By ADAM FORGIE, KUTV
The British paper, in conjunction with London Metropolitan University, tested six locations in London, and two in Birmingham and found enough bacterial matter to put people in the hospital.
Dr. Paul Matewele, senior lecturer in microbiology at the school, told Metro:
"We were all surprised how much gut and fecal bacteria there was on the touchscreen machines. These cause the kind of infections that people pick up in hospitals. For instance Enterococcus faecalis is part of the flora of gastrointestinal tracts of healthy humans and other mammals. It is notorious in hospitals for causing hospital acquired infections."

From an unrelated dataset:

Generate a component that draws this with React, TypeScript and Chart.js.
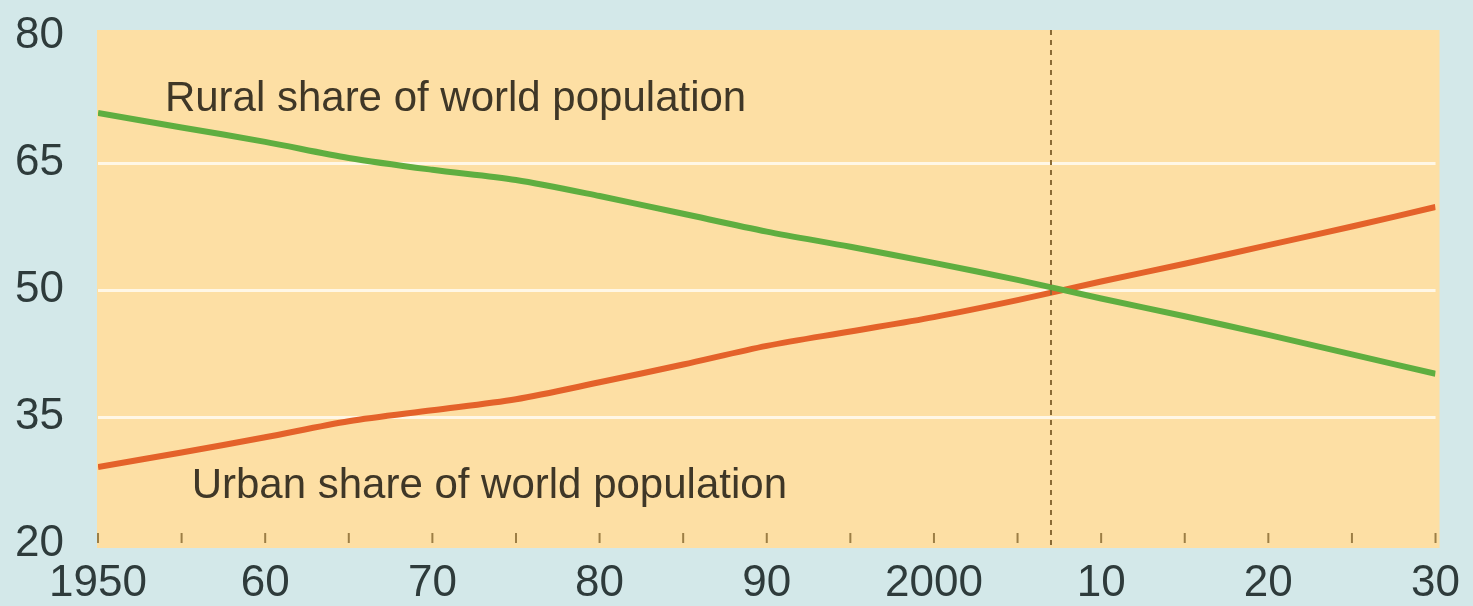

Yikes. Researchers noticed that most people would not wash their hands between touching the screens and picking up and eating their meals. One screen tested positive for staphylococcus, a bacteria that can cause blood poisoning and toxic shock syndrome.
"Seeing Staphylococcus on these machines is worrying because it is so contagious," Matewale said. He continued:
"It starts around people’s noses. If they touch their nose with their fingers and then transfer it to the touchscreen, someone else will get it, and if they have an open cut which it gets into, then it can be dangerous. There is a lot of worries at the moment that staphylococcus is becoming resistant to antibiotics. However, it is still really dangerous in places like Africa where it can cause toxic shock."
McDonald's responded to Metro's investigation saying:
"Our self-order screens are cleaned frequently throughout the day. All of our restaurants also provide facilities for customers to wash their hands before eating."